Leaving behind questions of organization and management, Chapter 4 discusses context and broad categories, definitions, and labels (Table 4.1). Development NGOs are found all over the world, and work within very different environments. First, it briefly reviews the history and contexts around the world that have given distinctive shapes to the emergence and evolution of development NGOs. While all NGOs share some common characteristics, their different histories across various geographical locations mean that there are also distinctive variations within and between contexts. The chapter concludes with an overview of the relatively recent rise of NGOs within the international development field. The key concepts discussed in the chapter include neoliberalism, third sector and civil society.
In Part II, we explore the theory of NGO management in the context of development work. It seeks to explain how NGOs have come to be seen as important actors in development, and the various approaches that can be used to understand the management challenges that they face.
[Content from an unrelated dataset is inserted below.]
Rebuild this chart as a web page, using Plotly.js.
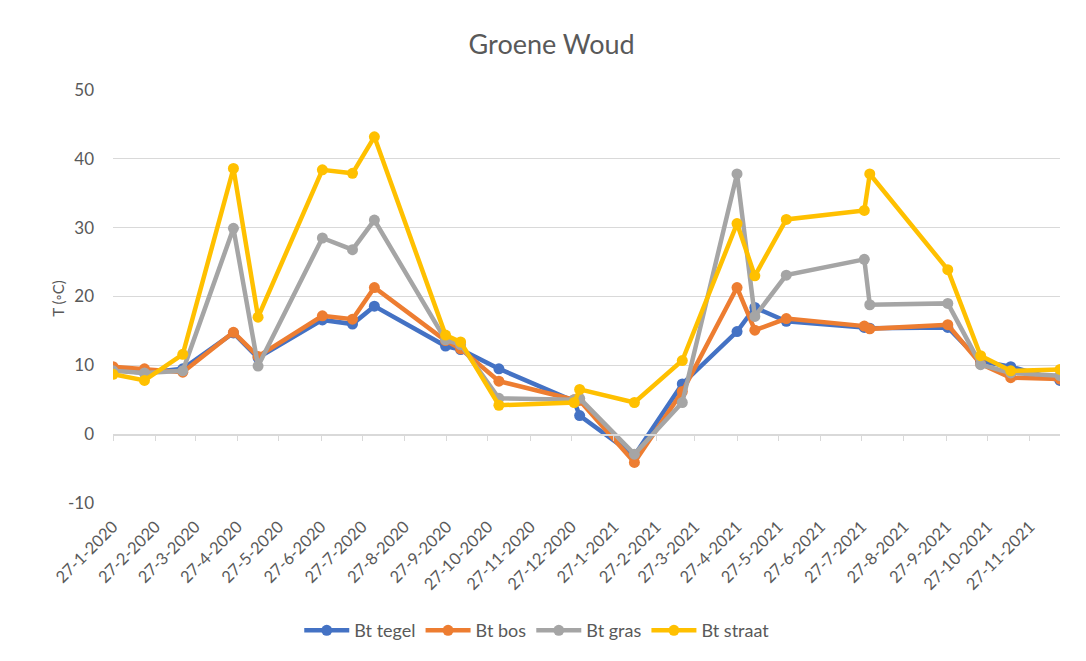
<!DOCTYPE html>
<html>
<head>
<meta charset="utf-8">
<script src="https://cdn.plot.ly/plotly-3.0.1.min.js"></script>
<style>
  html, body { margin: 0; padding: 0; background: #fff; }
  #plot { width: 1086px; height: 661px; }
</style>
</head>
<body>
<div id="plot"></div>
<script>
/* measurement dates */
var dates = ["2020-01-27", "2020-02-19", "2020-03-18", "2020-04-24", "2020-05-12",
             "2020-06-28", "2020-07-20", "2020-08-05", "2020-09-26", "2020-10-07",
             "2020-11-04", "2020-12-29", "2021-01-02", "2021-02-11", "2021-03-18",
             "2021-04-27", "2021-05-10", "2021-06-02", "2021-07-29", "2021-08-02",
             "2021-09-28", "2021-10-22", "2021-11-13", "2021-12-19"];

var tegel  = [9.4, 8.9, 9.5, 14.7, 11.1, 16.6, 16.0, 18.6, 12.8, 12.3, 9.5, 4.8,
              2.7, -3.1, 7.3, 14.9, 18.4, 16.4, 15.5, 15.4, 15.5, 10.6, 9.8, 7.8];
var bos    = [9.8, 9.5, 9.0, 14.8, 11.3, 17.2, 16.7, 21.3, 13.6, 12.4, 7.7, 5.0,
              4.9, -4.1, 6.2, 21.3, 15.1, 16.8, 15.7, 15.3, 15.9, 10.2, 8.2, 8.0];
var gras   = [9.2, 8.9, 9.2, 29.9, 9.9, 28.5, 26.8, 31.1, 13.7, 13.0, 5.2, 5.0,
              5.2, -2.9, 4.6, 37.8, 17.1, 23.1, 25.4, 18.8, 19.0, 10.1, 8.9, 8.5];
var straat = [8.7, 7.8, 11.6, 38.6, 17.0, 38.4, 37.9, 43.2, 14.4, 13.4, 4.2, 4.6,
              6.5, 4.6, 10.7, 30.6, 23.0, 31.2, 32.5, 37.8, 23.9, 11.4, 9.2, 9.4];

/* monthly ticks on the 27th */
var tickDates = ["2020-01-27", "2020-02-27", "2020-03-27", "2020-04-27", "2020-05-27",
                 "2020-06-27", "2020-07-27", "2020-08-27", "2020-09-27", "2020-10-27",
                 "2020-11-27", "2020-12-27", "2021-01-27", "2021-02-27", "2021-03-27",
                 "2021-04-27", "2021-05-27", "2021-06-27", "2021-07-27", "2021-08-27",
                 "2021-09-27", "2021-10-27", "2021-11-27"];
var tickLabels = ["27-1-2020", "27-2-2020", "27-3-2020", "27-4-2020", "27-5-2020",
                  "27-6-2020", "27-7-2020", "27-8-2020", "27-9-2020", "27-10-2020",
                  "27-11-2020", "27-12-2020", "27-1-2021", "27-2-2021", "27-3-2021",
                  "27-4-2021", "27-5-2021", "27-6-2021", "27-7-2021", "27-8-2021",
                  "27-9-2021", "27-10-2021", "27-11-2021"];

var yTicks  = [-10, 0, 10, 20, 30, 40, 50];
var yLabels = ["-10", "0", "10", "20", "30", "40", "50"];

var names  = ["Bt tegel", "Bt bos", "Bt gras", "Bt straat"];
var colors = ["#4472C4", "#ED7D31", "#A5A5A5", "#FFC000"];
var series = [tegel, bos, gras, straat];

var font = "Lato, 'Liberation Sans', sans-serif";
var grey = "#595959";

function makeTrace(i)
{
  return {
    x: dates,
    y: series[i],
    name: names[i],
    type: "scatter",
    mode: "lines+markers",
    line: { color: colors[i], width: 4.5 },
    marker: { color: colors[i], size: 11 }
  };
}

/* invisible trace so the zero-line axis (ticks at y = 0) gets drawn */
var helper = {
  x: dates,
  y: tegel,
  xaxis: "x2",
  yaxis: "y",
  mode: "markers",
  marker: { opacity: 0 },
  showlegend: false,
  hoverinfo: "skip"
};

var data = [helper, makeTrace(0), makeTrace(1), makeTrace(2), makeTrace(3)];

var layout = {
  width: 1086,
  height: 661,
  margin: { l: 113, r: 26, t: 90, b: 156 },
  paper_bgcolor: "#ffffff",
  plot_bgcolor: "#ffffff",
  font: { family: font, color: grey, size: 14 },
  title: {
    text: "Groene Woud",
    font: { family: font, size: 27, color: grey },
    x: 0.508,
    xanchor: "center",
    y: 0.932,
    yanchor: "middle"
  },
  xaxis: {
    type: "date",
    range: ["2020-01-27", "2021-12-19"],
    tickmode: "array",
    tickvals: tickDates,
    ticktext: tickLabels,
    tickangle: -45,
    tickfont: { family: font, size: 16.5, color: grey },
    ticks: "",
    ticklabelstandoff: 10,
    showgrid: false,
    showline: false,
    zeroline: false,
    fixedrange: true
  },
  xaxis2: {
    type: "date",
    overlaying: "x",
    matches: "x",
    anchor: "free",
    position: 1 / 6,
    side: "bottom",
    tickmode: "array",
    tickvals: tickDates,
    showticklabels: false,
    showgrid: false,
    zeroline: false,
    showline: true,
    linecolor: "#d9d9d9",
    linewidth: 1.5,
    ticks: "outside",
    ticklen: 5,
    tickwidth: 1,
    tickcolor: "#d9d9d9"
  },
  yaxis: {
    range: [-10, 50],
    tickmode: "array",
    tickvals: yTicks,
    ticktext: yLabels,
    tickfont: { family: font, size: 17, color: grey },
    showgrid: true,
    gridcolor: "#d9d9d9",
    gridwidth: 1.3,
    zeroline: false,
    showline: false,
    ticks: "",
    ticklabelstandoff: 18,
    fixedrange: true
  },
  annotations: [{
    text: "T (◦C)",
    xref: "paper",
    yref: "paper",
    x: -0.059,
    y: 0.495,
    xanchor: "center",
    yanchor: "middle",
    textangle: -90,
    showarrow: false,
    font: { family: font, size: 15, color: grey }
  }],
  legend: {
    orientation: "h",
    x: 0.448,
    xanchor: "center",
    y: -0.309,
    yanchor: "middle",
    font: { family: font, size: 18, color: grey },
    itemwidth: 45
  },
  showlegend: true
};

Plotly.newPlot("plot", data, layout, { displayModeBar: false, staticPlot: true });
</script>
</body>
</html>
Continuing with this exploration of the context in which NGOs operate, Chapter 5 focuses on the various ideas of development that have emerged, and both mainstream and alternative versions are identified. Different approaches to development have viewed NGOs in various ways (Figure 5.1). The chapter then moves on to trace changing relationships between NGOs and this ‘development industry’ that emerged after the Second World War that includes the United Nations, multilateral and bilateral donors, and growing numbers of private funding sources. Many NGOs receive resources from the aid system, but face a set of challenges in their relationship with it, including dealing with unequal power relations within development partnerships, and keeping up with the rapidly changing frameworks of international aid. Furthermore, while NGOs are traditionally understood as organizations that work in ‘developing’ countries, the global balance of power is now changing such that simple distinctions between developing and developed appear increasingly outmoded. The key concepts discussed in the chapter include development, alternative development, ‘big D’/’little d’ development, humanitarian relief, international aid and the aid effectiveness agenda.
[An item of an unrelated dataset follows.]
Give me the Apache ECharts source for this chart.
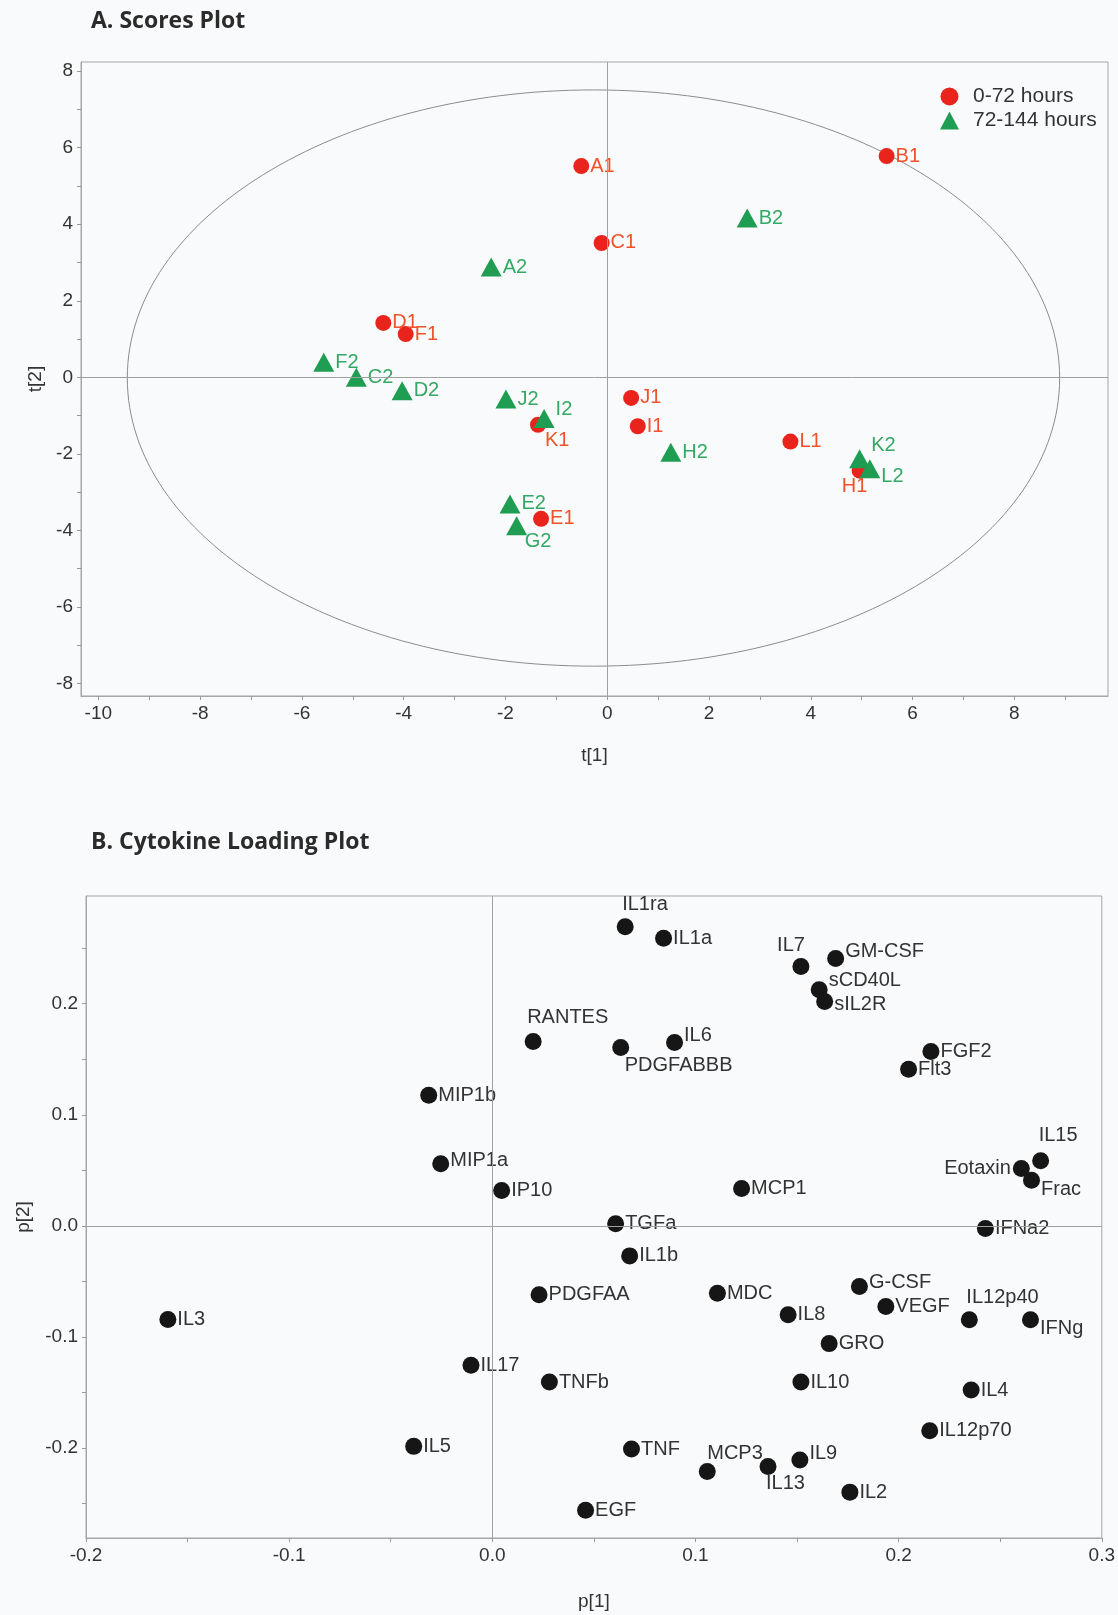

Chapter 6 returns to the level of the organization and sets out in more detail the main roles played by development NGOs. These roles were previously identified at three levels as those of implementation, catalysis and partnership. The challenges of each one are introduced and then briefly discussed using some examples. The implementation role is increasingly central to mainstream development approaches and is concerned with the delivery of services to those in need, which raises issues of cost, contracting, quality and targeting as well as broader contextual ones of accountability and citizenship. A crucial question is identified as whether service delivery by NGOs is viewed in the longer term as a means or simply as an end. The catalyst role is often contrasted with that of implementation, and takes in advocacy, community empowerment and innovation and is generally associated with radical or alternative development. Finally, partnership is discussed as an increasingly central policy concept that seeks to build synergies between different kinds of organization in the public, private and third sectors. For NGOs, the key challenge is identified as building active rather than dependent partnerships. The chapter then moves on to consider what makes an NGO an effective organization, and reviews some of the evidence that has been produced in relation to NGO performance. The key concepts discussed in the chapter include implementation, partnership, advocacy, innovation, contracting and effectiveness.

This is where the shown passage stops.